> PROBLEM TO SOLVE
Lines with "Emit a web page" and "84, bottom: 471" mark the range, both included. Reproduce exactly that stretch, without pictures.

> INFORMATION SUPPLIED
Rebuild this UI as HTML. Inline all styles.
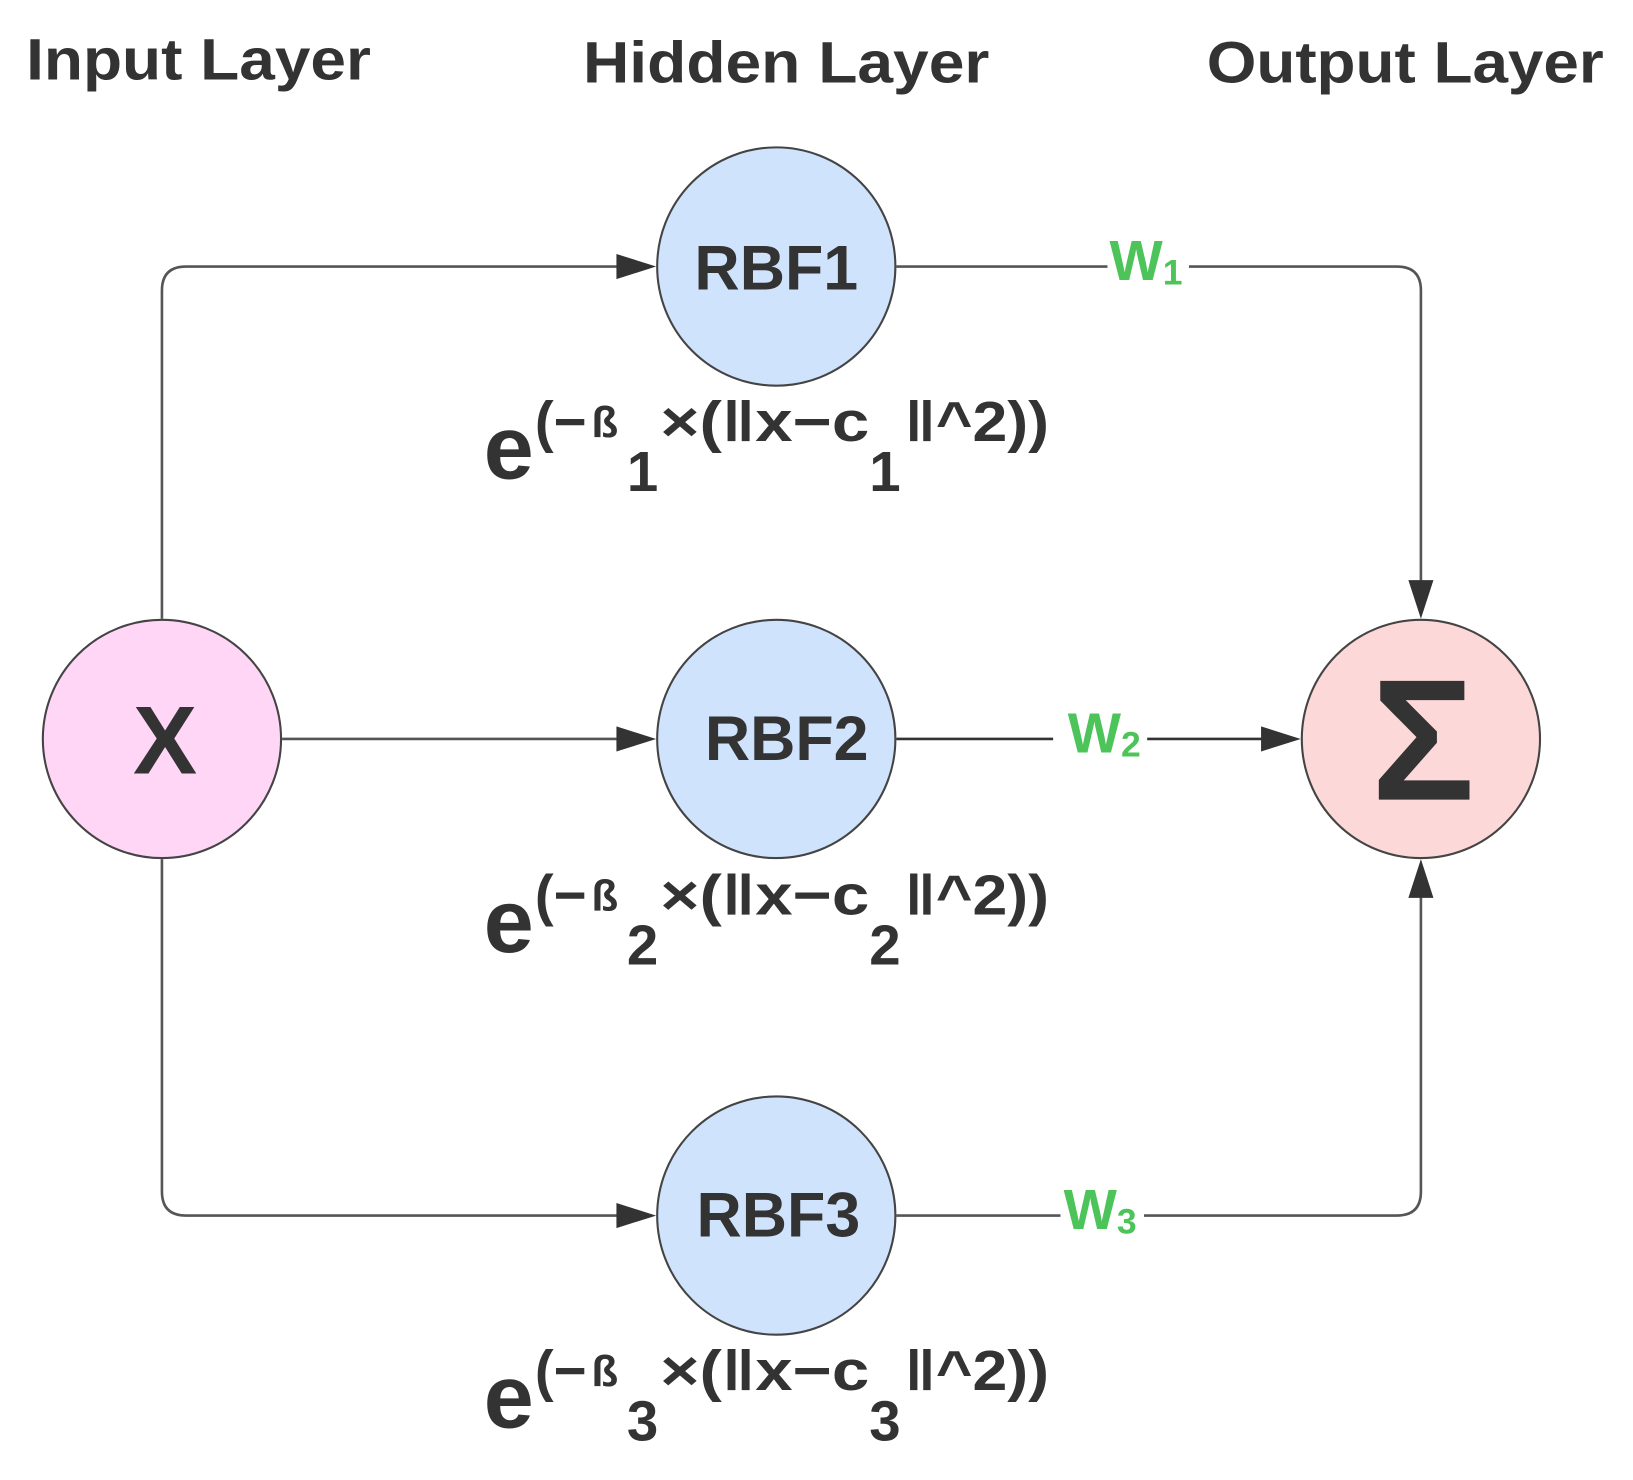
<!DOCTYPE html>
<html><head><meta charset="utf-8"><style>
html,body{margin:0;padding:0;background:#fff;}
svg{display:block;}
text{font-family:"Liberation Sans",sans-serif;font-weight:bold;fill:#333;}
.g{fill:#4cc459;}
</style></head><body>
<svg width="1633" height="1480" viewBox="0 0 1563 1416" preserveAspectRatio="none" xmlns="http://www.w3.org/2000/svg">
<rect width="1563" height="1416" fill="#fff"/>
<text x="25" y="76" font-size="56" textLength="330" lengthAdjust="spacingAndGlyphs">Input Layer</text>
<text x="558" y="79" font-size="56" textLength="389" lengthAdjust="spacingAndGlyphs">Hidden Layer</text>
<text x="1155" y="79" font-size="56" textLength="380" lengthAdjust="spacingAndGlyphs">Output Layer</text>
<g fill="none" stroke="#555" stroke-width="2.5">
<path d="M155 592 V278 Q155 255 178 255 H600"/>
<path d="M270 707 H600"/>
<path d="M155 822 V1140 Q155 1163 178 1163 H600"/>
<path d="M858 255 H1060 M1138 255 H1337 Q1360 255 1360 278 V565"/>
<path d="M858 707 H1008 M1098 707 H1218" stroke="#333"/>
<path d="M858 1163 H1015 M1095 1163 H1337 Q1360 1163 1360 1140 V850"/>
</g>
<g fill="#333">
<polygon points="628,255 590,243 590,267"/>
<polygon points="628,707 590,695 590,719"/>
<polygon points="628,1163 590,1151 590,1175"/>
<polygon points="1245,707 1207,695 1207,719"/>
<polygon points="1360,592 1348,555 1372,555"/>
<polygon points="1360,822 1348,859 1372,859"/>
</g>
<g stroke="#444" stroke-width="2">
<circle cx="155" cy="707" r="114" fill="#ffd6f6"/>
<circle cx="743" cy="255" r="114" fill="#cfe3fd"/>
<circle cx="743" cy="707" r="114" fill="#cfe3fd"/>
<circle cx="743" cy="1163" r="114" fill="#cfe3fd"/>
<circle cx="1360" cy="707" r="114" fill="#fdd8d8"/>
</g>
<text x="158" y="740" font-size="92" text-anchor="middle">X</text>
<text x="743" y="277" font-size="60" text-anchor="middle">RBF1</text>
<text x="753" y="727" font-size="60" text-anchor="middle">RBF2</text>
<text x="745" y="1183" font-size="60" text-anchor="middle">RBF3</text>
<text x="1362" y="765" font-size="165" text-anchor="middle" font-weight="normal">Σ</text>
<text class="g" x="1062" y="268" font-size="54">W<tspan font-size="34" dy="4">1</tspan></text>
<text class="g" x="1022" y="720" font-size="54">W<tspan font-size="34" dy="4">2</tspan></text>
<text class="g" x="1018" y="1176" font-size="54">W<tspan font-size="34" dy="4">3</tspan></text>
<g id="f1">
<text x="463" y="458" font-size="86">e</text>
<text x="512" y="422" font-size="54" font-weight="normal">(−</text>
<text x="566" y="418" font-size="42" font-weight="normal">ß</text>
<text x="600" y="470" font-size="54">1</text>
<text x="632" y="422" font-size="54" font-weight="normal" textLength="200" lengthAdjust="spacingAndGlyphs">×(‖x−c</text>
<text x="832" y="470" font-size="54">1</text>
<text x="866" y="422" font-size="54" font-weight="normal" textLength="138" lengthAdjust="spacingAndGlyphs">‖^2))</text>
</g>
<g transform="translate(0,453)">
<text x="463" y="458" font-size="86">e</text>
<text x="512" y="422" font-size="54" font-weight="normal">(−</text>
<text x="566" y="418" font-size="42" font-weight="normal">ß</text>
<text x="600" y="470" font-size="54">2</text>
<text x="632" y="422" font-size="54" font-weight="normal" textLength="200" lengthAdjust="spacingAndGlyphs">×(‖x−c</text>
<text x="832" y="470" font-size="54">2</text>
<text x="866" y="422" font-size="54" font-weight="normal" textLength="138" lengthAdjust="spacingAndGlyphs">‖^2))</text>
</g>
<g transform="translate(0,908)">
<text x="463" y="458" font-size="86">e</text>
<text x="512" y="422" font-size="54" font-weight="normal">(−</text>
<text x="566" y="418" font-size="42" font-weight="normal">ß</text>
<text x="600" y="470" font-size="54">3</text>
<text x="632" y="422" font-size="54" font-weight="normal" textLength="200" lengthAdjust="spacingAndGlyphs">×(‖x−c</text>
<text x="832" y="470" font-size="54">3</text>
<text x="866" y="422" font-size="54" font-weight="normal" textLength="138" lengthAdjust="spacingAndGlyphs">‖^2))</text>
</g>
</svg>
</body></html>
* * *
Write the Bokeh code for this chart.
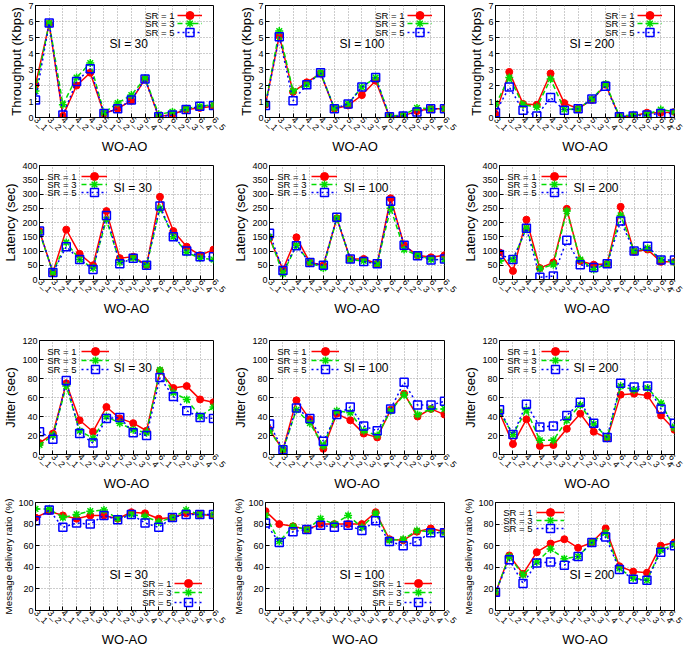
--
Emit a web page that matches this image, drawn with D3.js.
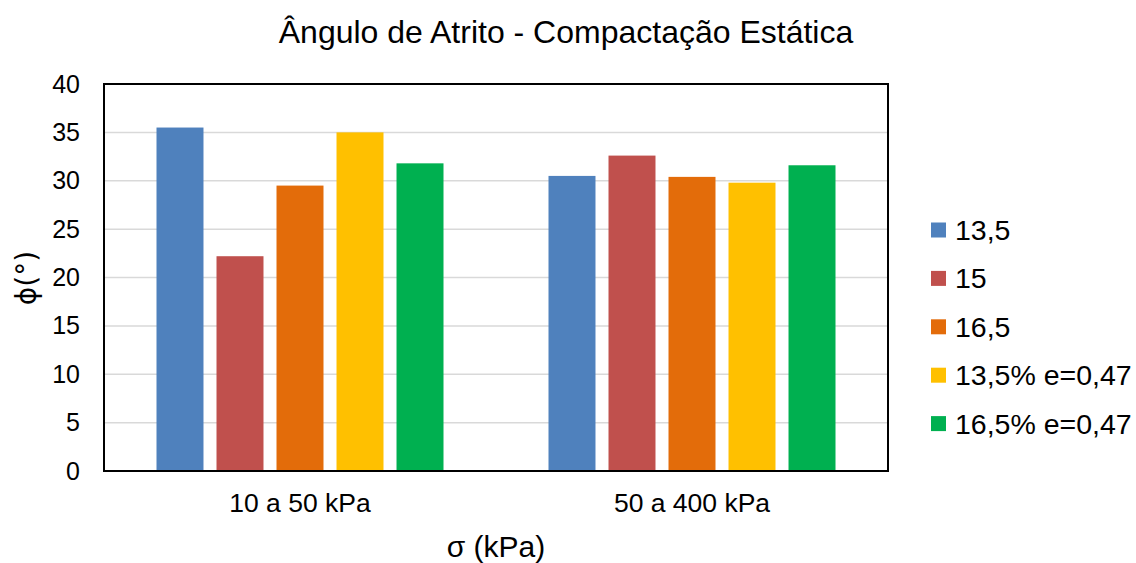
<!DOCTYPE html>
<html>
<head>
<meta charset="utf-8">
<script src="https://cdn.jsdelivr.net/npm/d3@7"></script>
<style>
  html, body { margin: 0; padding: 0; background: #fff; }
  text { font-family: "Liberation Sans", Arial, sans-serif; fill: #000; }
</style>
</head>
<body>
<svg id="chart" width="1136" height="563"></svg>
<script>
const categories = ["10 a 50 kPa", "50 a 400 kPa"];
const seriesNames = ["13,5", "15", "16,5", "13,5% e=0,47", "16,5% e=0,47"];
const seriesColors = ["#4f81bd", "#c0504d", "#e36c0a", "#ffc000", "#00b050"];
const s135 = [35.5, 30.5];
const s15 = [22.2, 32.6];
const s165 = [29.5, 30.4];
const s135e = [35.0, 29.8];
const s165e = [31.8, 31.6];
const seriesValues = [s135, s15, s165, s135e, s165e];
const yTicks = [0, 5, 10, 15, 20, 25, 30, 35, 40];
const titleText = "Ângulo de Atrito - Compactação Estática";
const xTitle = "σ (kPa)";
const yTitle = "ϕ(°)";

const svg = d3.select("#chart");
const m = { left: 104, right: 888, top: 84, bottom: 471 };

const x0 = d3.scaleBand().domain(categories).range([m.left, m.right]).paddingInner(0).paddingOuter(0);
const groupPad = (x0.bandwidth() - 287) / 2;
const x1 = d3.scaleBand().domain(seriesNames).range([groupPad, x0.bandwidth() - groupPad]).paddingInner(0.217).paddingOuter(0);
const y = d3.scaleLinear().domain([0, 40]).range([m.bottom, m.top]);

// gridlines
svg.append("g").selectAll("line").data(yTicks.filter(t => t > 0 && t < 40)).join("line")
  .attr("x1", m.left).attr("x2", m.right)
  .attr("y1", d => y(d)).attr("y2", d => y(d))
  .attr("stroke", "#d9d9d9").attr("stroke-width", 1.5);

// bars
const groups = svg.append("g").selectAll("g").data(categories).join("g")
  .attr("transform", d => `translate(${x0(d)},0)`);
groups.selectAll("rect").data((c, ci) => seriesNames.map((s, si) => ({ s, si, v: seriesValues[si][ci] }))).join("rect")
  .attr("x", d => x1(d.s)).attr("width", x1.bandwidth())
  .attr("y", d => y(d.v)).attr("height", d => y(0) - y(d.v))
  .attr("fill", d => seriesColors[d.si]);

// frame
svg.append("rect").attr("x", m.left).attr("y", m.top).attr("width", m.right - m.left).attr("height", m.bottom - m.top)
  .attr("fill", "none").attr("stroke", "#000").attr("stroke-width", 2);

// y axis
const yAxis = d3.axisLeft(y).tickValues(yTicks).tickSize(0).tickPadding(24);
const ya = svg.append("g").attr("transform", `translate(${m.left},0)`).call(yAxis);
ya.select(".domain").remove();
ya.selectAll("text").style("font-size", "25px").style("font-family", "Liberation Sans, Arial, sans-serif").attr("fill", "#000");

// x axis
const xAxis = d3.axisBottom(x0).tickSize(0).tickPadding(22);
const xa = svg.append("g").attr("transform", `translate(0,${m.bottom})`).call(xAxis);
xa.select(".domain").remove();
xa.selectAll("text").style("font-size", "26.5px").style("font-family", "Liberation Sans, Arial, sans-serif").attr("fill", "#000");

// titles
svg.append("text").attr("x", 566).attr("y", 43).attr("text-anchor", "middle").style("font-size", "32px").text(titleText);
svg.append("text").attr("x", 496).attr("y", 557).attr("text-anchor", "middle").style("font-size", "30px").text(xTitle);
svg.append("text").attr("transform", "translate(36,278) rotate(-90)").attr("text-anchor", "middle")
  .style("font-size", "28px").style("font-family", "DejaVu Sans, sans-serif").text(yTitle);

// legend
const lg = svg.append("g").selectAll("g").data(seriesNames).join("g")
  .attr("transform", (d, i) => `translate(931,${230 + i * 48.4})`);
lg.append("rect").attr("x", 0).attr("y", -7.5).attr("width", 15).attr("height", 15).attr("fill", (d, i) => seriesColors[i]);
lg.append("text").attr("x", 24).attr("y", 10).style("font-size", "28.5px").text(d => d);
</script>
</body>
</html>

> SOLVED EXERCISE
Emit a web page that matches this image, drawn with D3.js.
<!DOCTYPE html>
<html>
<head>
<meta charset="utf-8">
<script src="https://cdn.jsdelivr.net/npm/d3@7"></script>
<style>
  html, body { margin: 0; padding: 0; background: #fff; }
  text { font-family: "Liberation Sans", Arial, sans-serif; fill: #000; }
</style>
</head>
<body>
<svg id="chart" width="1136" height="563"></svg>
<script>
const categories = ["10 a 50 kPa", "50 a 400 kPa"];
const seriesNames = ["13,5", "15", "16,5", "13,5% e=0,47", "16,5% e=0,47"];
const seriesColors = ["#4f81bd", "#c0504d", "#e36c0a", "#ffc000", "#00b050"];
const s135 = [35.5, 30.5];
const s15 = [22.2, 32.6];
const s165 = [29.5, 30.4];
const s135e = [35.0, 29.8];
const s165e = [31.8, 31.6];
const seriesValues = [s135, s15, s165, s135e, s165e];
const yTicks = [0, 5, 10, 15, 20, 25, 30, 35, 40];
const titleText = "Ângulo de Atrito - Compactação Estática";
const xTitle = "σ (kPa)";
const yTitle = "ϕ(°)";

const svg = d3.select("#chart");
const m = { left: 104, right: 888, top: 84, bottom: 471 };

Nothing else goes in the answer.